Yesterday, I learned during deployment that your Django app when used in combination with gunicorn will refuse to serve static files, do whatever you may. I looked up almost every Stack Overflow answer post on this topic including this, this and this.

python-source-code

I meddled with almost every hopeful setting including STATICFILES_DIRS[], STATIC_ROOT and STATIC_URL but to no avail. Its as if Django is designed to refuse serving of static files when using gunicorn and that’s what I started to suspect after everything failed.

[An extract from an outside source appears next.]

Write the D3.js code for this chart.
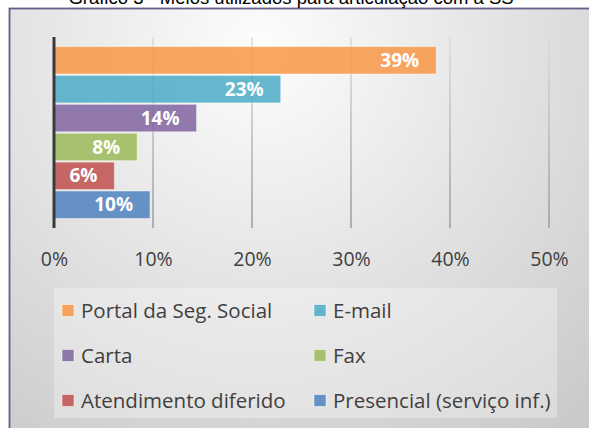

And my suspicion was almost confirmed by this post which says that:

Gunicorn will only serve the dynamic content, i.e. the Django files

But I know that’s not strictly true because I’ve used Gunicorn with Flask in the past and it serves static files of your Flask app without any issues at all!

But then I thought that its better to handle static files using nginx anyway and since I was already using nginx as the front proxy on my server anyway, I thought of trying that post’s suggestion. As mentioned, I added a new location section to my nginx configuration file as follows:

location /static {
		autoindex on;
		alias /path/to/staticfiles;
	}

And that’s exactly what worked! I bypassed gunicorn entirely and static files are now being served directly by the front server and I think this is a more efficient setup than having gunicorn serve the static files.

But why gunicorn/django refuse to serve static files directly still remain a mystery. I think the problem lies somewhere in Django and not gunicorn because as I said, I’ve seen gunicorn serve Flask static files before.